Еще более недвусмысленным является изречение из «Собеседований», посвященное молитве, где само монашеское состояние определяется через непрерывность молитвословия: «Цель монаха и совершенство его сердца полностью состоят в постоянном и непрерывном упорстве в молитвословии (iugem atque indisruptam orationis perseverantia)» (Cassien 2, p. 40), а «возвышенная дисциплина» киновии состоит в том, что она «учит нас беспрерывно примыкать к Богу» (Deo iugiter inhaerere ibid., p. 83). В «Правиле Учителя» монах, обучающийся «святому искусству», должен заниматься им «не переставая днем и ночью» (die noctuque incessanter adinpleta – Vogüé 2, I, p. 372).

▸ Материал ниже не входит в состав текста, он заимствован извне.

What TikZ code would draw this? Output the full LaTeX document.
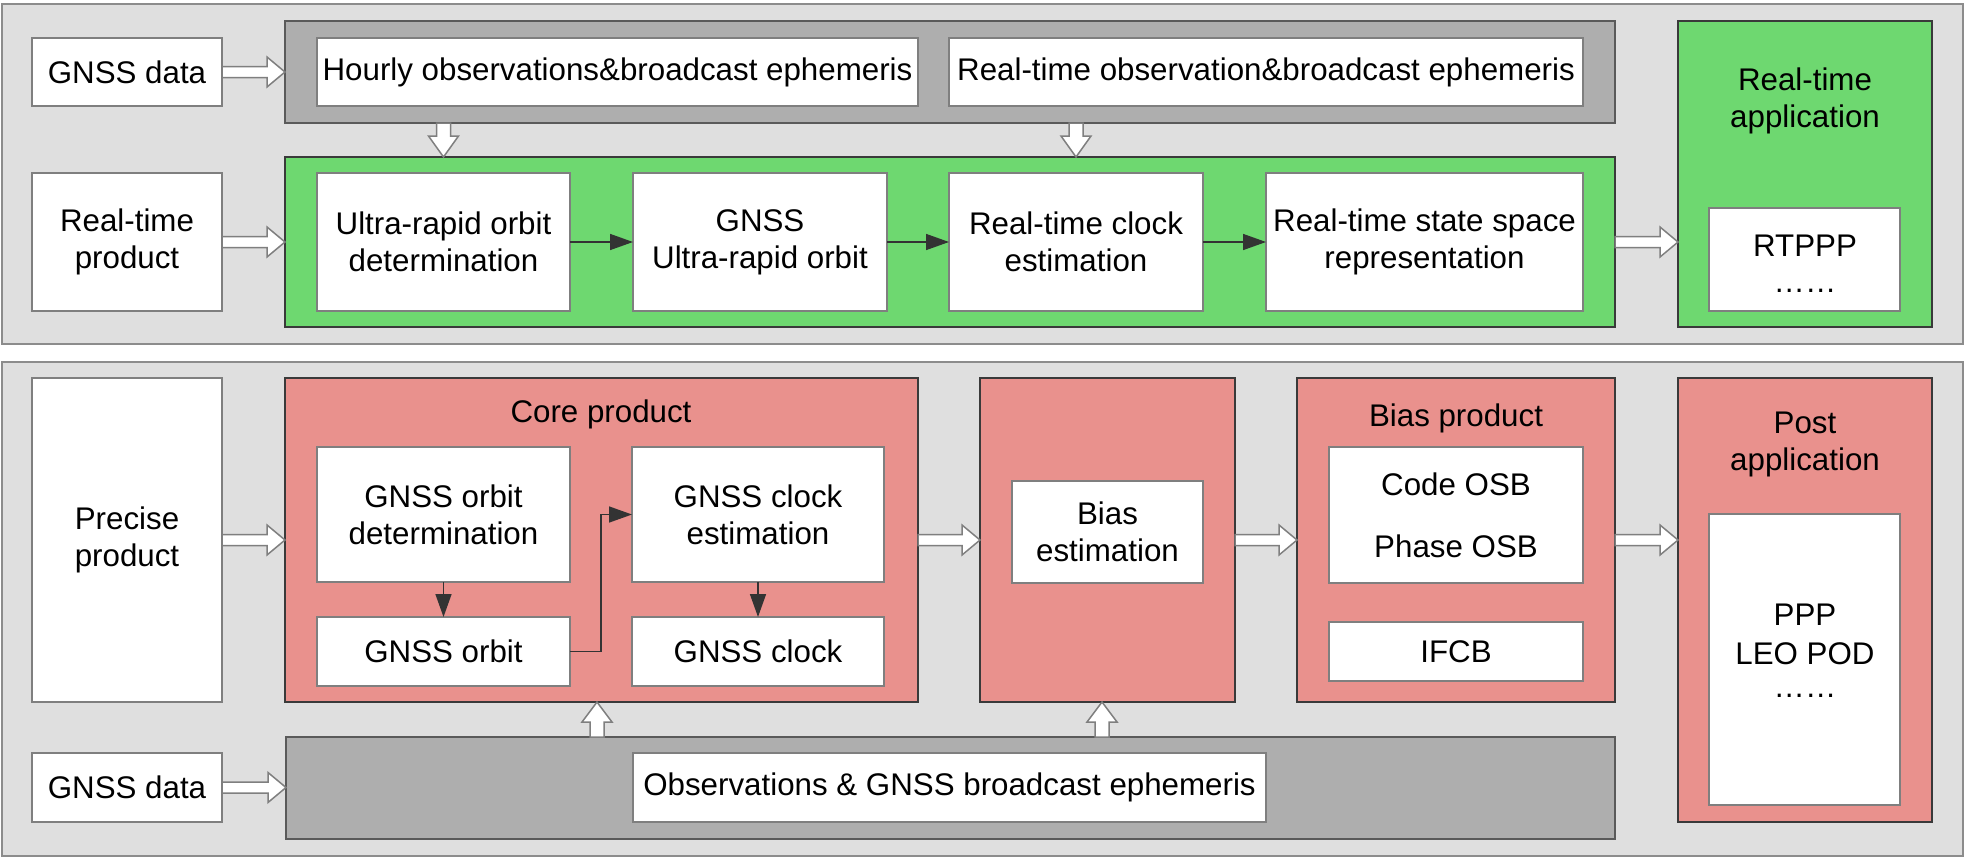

Вряд ли возможно яснее сформулировать то, что монашеский идеал состоит во всеохватной мобилизации экзистенции посредством времени. Если церковная литургия отделяет справление службы от труда и отдыха, то монашеское правило, как это видно в уже процитированном отрывке «Установлений» Кассиана, рассматривает ручную работу как неотличимую от других часть opus Dei. Уже Василий интерпретирует фразу апостола («Итак, едите ли, пьете ли, или иное что делаете, все делайте во славу Божию» – 1 Кор. 10:31) как подразумевающую одухотворение всей деятельности монаха. В результате не только вся жизнь обители предстает как исполнение «божественного дела», но Василий даже специально преумножает примеры, заимствованные из физического труда: подобно тому, как кузнец, кующий металл, держит в уме волю заказчика, монах совершает «всякое действие, и малое и большое» (pasan energeian kai mikran kai meizona) со всей тщательностью, поскольку в каждый момент осознает, что исполняет волю Бога» (Basilius, Regulae fusius tractatae, PG, 31, col. 921–923; Василий Великий, 2, с. 163, перевод изменен). Также и в отрывке из «Правила Учителя», где божественные службы четко отличаются от ручной работы (opera corporalis – Vogüé 2, II, p. 224), последняя, тем не менее, должна совершаться с той же внимательностью, с которой совершаются первые: когда монах совершает ручную работу, он должен направить все внимание на работу и занять ум (dum oculis in laboris opera figit, inde sensum occupat57 – ibid., p. 222); поэтому неудивительно, что exercitia actuum58, чередующиеся с богослужением, чуть ниже определяются как «дело духовное» (spiritale opus ibid., p. 224). Происходящее здесь одухотворение ручного труда можно рассматривать как нечто, примечательным образом предшествующее той протестантской трудовой аскезе, секуляризацию которой, согласно Максу Веберу, представляет собой капитализм. И, если христианскую литургию, достигающую своего апогея в литургическом годе и cursus horarum, можно обоснованно охарактеризовать как «освящение времени», в котором каждый день и каждый час образуют нечто вроде «мемориала божественным делам и таинствам Христа» (Righetti, p. 1), то проект киновии, напротив, можно еще обоснованнее определить как освящение жизни посредством времени.